Steps to effective engagement
For any landowners, developers or farmers considering a renewable energy development here is some advice on what constitutes effective community engagement.
1. Know your audience
First, know who you want to talk to and why. Begin by identifying your target consultees – who is likely to be impacted by or interested in your proposal? Think about who might be concerned about the project and who might support it and draw up a list, including:
• Closest neighbours to the proposed site
• Key-decision makers and influencers in local government
• Third party/interest groups and other interested individuals in the community
2. Develop a strategy
Once you have decided who you want to engage with, you can plan your strategy, considering appropriate mechanisms and timings according to your consultees. Think about adopting methods which are accessible, convenient and that enable broad participation, and plan them to take place at appropriate times, taking working hours, weekends and school holidays into account. Crucially, you need to ensure you give people enough time to comment and for you to then respond to comment before you submit your application.
3. Clear presentation
Consider how to present your proposal. Choose methods that will suit your target participants in terms of informing and engaging them, these may include:
• Organising a public exhibition to display your plans, answer questions and meet the local community. Gather feedback at the exhibition and keep a record of who attends
• Developing a community consultation website, split into jargon-free sections and inviting comment online. This helps reach a wider audience as well as capturing those people who may not have a strong view, or may not have time to come and meet you in person at an exhibition. It is also a good way to reach young people and supporters of renewable energy.
• Holding meetings with the closest neighbours to the site
• Presenting to the parish council
• Distributing letters and newsletters to the neighbours of the site
• Sending letters to and meeting with councillors and other key stakeholders
4. Act on feedback
Respond promptly to any questions or comments you receive. You may be asked the same queries several times, so consider preparing a “questions and answers” document before you start consulting to save you time responding.
5. Document everything
Keep a record of every piece of communication you receive about your proposal and how you have responded. It is vital to have a full audit trail of the consultation process so that you can provide the local planning authority with a Statement of Community Consultation demonstrating how you have consulted, why you have consulted in the way you have, what comments you have received, and how you have responded to the comments. Even better, demonstrate that you have been able to feed the comments you have received into your final planning application.
6. Keep people informed
Keep your consultees updated throughout the consultation period and when the consultation period is over, inform participants of the next steps. Make sure those you have engaged with are aware of the shape of the final application and how they can comment to the local planning authority. At this point, you can also ask those who have been supportive of your application so far to formally express their support to the planning officer.

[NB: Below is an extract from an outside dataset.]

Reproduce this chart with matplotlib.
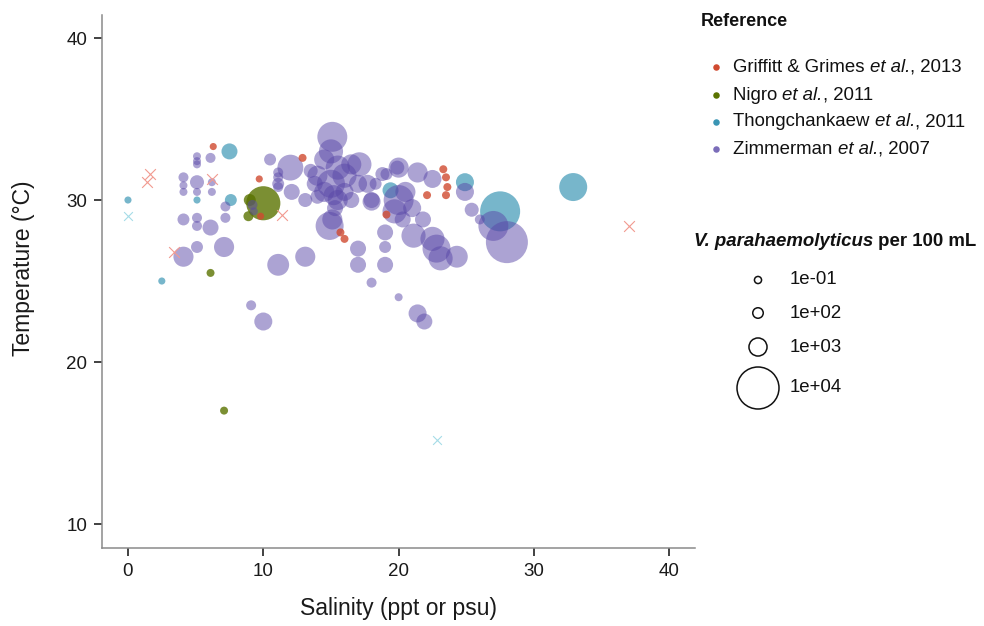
import numpy as np
import matplotlib
matplotlib.use("Agg")
import matplotlib.pyplot as plt

plt.rcParams['font.family'] = ['Liberation Sans', 'DejaVu Sans']

# ---- data: salinity (ppt), temperature (C), V. parahaemolyticus per 100 mL ----
griffitt_sal = [6.3, 9.7, 12.9, 9.8, 15.7, 16.0, 19.1, 22.1, 23.3, 23.5, 23.6, 23.5]
griffitt_temp = [33.3, 31.3, 32.6, 29.0, 28.0, 27.6, 29.1, 30.3, 31.9, 31.4, 30.8, 30.3]
griffitt_vp = [0.1, 0.1, 8, 0.1, 8, 8, 8, 8, 8, 8, 8, 8]
# samples without a count (drawn as crosses)
griffitt_na_sal = [1.6, 1.4, 6.2, 11.4, 3.4, 37.0]
griffitt_na_temp = [31.6, 31.1, 31.3, 29.1, 26.8, 28.4]

nigro_sal = [10.0, 9.0, 8.9, 6.1, 7.1]
nigro_temp = [29.8, 30.0, 29.0, 25.5, 17.0]
nigro_vp = [6000, 200, 73, 8, 8]

thong_sal = [0.0, 2.5, 5.1, 7.6, 7.5, 19.4, 24.9, 27.5, 32.9]
thong_temp = [30.0, 25.0, 30.0, 30.0, 33.0, 30.6, 31.1, 29.3, 30.8]
thong_vp = [0.1, 0.1, 0.1, 200, 660, 660, 990, 8900, 3600]
thong_na_sal = [0.0, 22.8]
thong_na_temp = [29.0, 15.2]

zimm_sal = [5.1, 5.1, 5.1, 6.1, 4.1, 5.1, 6.2, 4.1, 4.1, 5.1, 6.2, 7.2, 7.2, 9.2, 9.3,
            11.1, 11.1, 12.1, 10.5, 12.0, 4.1, 5.1, 5.1, 6.1, 5.1, 7.1, 4.1, 11.1, 13.1,
            9.1, 10.0, 15.1, 11.1, 11.1, 13.1, 17.1, 18.0, 15.1, 18.3, 19.1, 19.9, 15.2,
            14.9, 17.0, 17.0, 18.0, 19.0, 19.0, 19.0, 20.0, 21.4, 21.9, 20.0, 21.4, 20.0,
            19.7, 22.5, 24.9, 25.4, 26.0, 27.0, 28.0, 21.8, 21.1, 22.5, 22.8, 23.1, 24.3,
            18.8, 17.7, 18.0, 14.5, 15.0, 15.5, 14.0, 15.0, 16.0, 16.5, 14.5, 15.5, 16.0,
            13.8, 17.0, 16.5, 14.0, 15.3, 13.5, 20.5, 21.0, 20.3]
zimm_temp = [32.7, 32.4, 32.2, 32.6, 31.4, 31.1, 31.1, 30.9, 30.5, 30.5, 30.5, 29.6, 28.9,
             29.7, 29.3, 31.4, 31.0, 30.5, 32.5, 32.0, 28.8, 28.9, 28.4, 28.3, 27.1, 27.1,
             26.5, 26.0, 26.5, 23.5, 22.5, 33.9, 31.7, 30.8, 30.0, 32.2, 30.0, 28.8, 31.0,
             31.6, 32.0, 30.3, 28.4, 27.0, 26.0, 24.9, 28.0, 27.1, 26.0, 24.0, 23.0, 22.5,
             32.0, 31.7, 30.0, 29.3, 31.3, 30.5, 29.4, 28.8, 28.4, 27.4, 28.8, 27.8, 27.6,
             27.0, 26.4, 26.5, 31.6, 31.0, 29.9, 32.5, 33.0, 32.0, 31.5, 31.0, 31.5, 32.2,
             30.5, 30.0, 30.5, 31.0, 31.0, 30.0, 30.2, 29.5, 31.8, 30.5, 29.5, 28.8]
zimm_vp = [8, 8, 8, 73, 73, 400, 8, 8, 8, 8, 8, 73, 73, 73, 8,
           73, 200, 660, 200, 2900, 200, 73, 73, 660, 200, 1400, 1400, 1800, 1400,
           73, 990, 4300, 73, 73, 400, 2400, 660, 1400, 200, 200, 400, 1400,
           3600, 660, 660, 73, 660, 200, 660, 8, 990, 660, 1400, 1400, 4300,
           2400, 990, 990, 400, 73, 4300, 10000, 660, 2400, 2400, 3600, 2400, 1800,
           400, 990, 990, 1400, 2400, 2400, 1400, 3600, 2400, 1400, 1400, 1400, 990,
           660, 990, 660, 400, 660, 400, 1400, 990, 660]

ref_authors = ['Griffitt & Grimes ', 'Nigro ', 'Thongchankaew ', 'Zimmerman ']
ref_years = [', 2013', ', 2011', ', 2011', ', 2007']
ref_colors = ['#d04a30', '#5a7300', '#2f8fb0', '#5a48a8']
ref_alpha = [0.8, 0.8, 0.65, 0.5]
size_breaks = [0.1, 100, 1000, 10000]
size_labels = ['1e-01', '1e+02', '1e+03', '1e+04']

W, H, DPI = 984, 626, 100


def radius_px(v):
    return 3.5 * (1 + 5 * np.sqrt(np.asarray(v, dtype=float) / 1e4))


def marker_area(v):
    return (2 * radius_px(v) * 72 / DPI) ** 2


fig = plt.figure(figsize=(W / DPI, H / DPI), dpi=DPI)
ax = fig.add_axes([102 / W, 1 - 548 / H, 593 / W, 533 / H])

groups = [(nigro_sal, nigro_temp, nigro_vp, 1), (thong_sal, thong_temp, thong_vp, 2),
          (zimm_sal, zimm_temp, zimm_vp, 3), (griffitt_sal, griffitt_temp, griffitt_vp, 0)]
for sal, temp, vp, k in groups:
    ax.scatter(sal, temp, s=marker_area(vp), color=ref_colors[k], alpha=ref_alpha[k],
               linewidths=0, zorder=2)

ax.scatter(griffitt_na_sal, griffitt_na_temp, marker='x', s=60, color='#f29a90',
           linewidths=0.8, zorder=3)
ax.scatter(thong_na_sal, thong_na_temp, marker='x', s=40, color='#a6dce8',
           linewidths=0.8, zorder=3)

ax.set_xlim(-1.92, 41.9)
ax.set_ylim(8.52, 41.42)
ax.set_xticks([0, 10, 20, 30, 40])
ax.set_yticks([10, 20, 30, 40])
for side in ['top', 'right']:
    ax.spines[side].set_visible(False)
for side in ['left', 'bottom']:
    ax.spines[side].set_color('#8a8a8a')
    ax.spines[side].set_linewidth(1.1)
ax.tick_params(length=5.5, width=1.3, color='#333333', labelsize=13.5,
               labelcolor='#1a1a1a', pad=5)

ax.set_xlabel('Salinity (ppt or psu)', fontsize=16.5, va='center', color='#1a1a1a')
ax.set_ylabel('Temperature (°C)', fontsize=16.5, va='center', color='#1a1a1a')
ax.xaxis.set_label_coords(0.5, -0.113)
ax.yaxis.set_label_coords(-0.133, 0.525)

# ---- legends, drawn in a pixel-space overlay ----
lax = fig.add_axes([0, 0, 1, 1])
lax.set_xlim(0, W)
lax.set_ylim(H, 0)
lax.axis('off')

lax.text(701, 21, 'Reference', fontsize=13, fontweight='bold', va='center', color='#111111')
ref_rows = [67, 95, 122, 149]
for k in range(4):
    lax.scatter([716], [ref_rows[k]], s=22, color=ref_colors[k],
                alpha=min(1, ref_alpha[k] + 0.3), linewidths=0)
    t = lax.text(733, ref_rows[k], ref_authors[k], fontsize=13.4, va='center', color='#111111')
    t = lax.annotate('et al.', xy=(1, 0), xycoords=t, va='bottom', ha='left',
                     fontsize=13.4, fontstyle='italic', color='#111111')
    lax.annotate(ref_years[k], xy=(1, 0), xycoords=t, va='bottom', ha='left',
                 fontsize=13.4, color='#111111')

t1 = lax.text(694, 241, 'V. parahaemolyticus', fontsize=13.4, fontweight='bold',
              fontstyle='italic', va='center', color='#111111')
lax.annotate(' per 100 mL', xy=(1, 0), xycoords=t1, va='bottom', ha='left',
             fontsize=13.4, fontweight='bold', color='#111111')
size_rows = [280, 313, 347, 388]
for k in range(4):
    lax.scatter([758], [size_rows[k]], s=marker_area(size_breaks[k]), facecolors='none',
                edgecolors='#111111', linewidths=1.1)
    lax.text(790, size_rows[k], size_labels[k], fontsize=13.4, va='center', color='#111111')

fig.savefig('out.png', dpi=DPI)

Crucially, whoever you are working with to plan your project and manage community consultation, every project should be considered on its own merits and what constitutes good engagement for one application may not be appropriate for another. Think about who you should be consulting with, how you can best reach them and really involve them in your plans, and make sure you keep them engaged at every stage.
As we enter this new era of “bottom-up” planning where the community actively shapes local plans, if you make the effort to engage people in innovative ways, work with the community and let them share the benefits, then you might be surprised by the positive reaction you receive.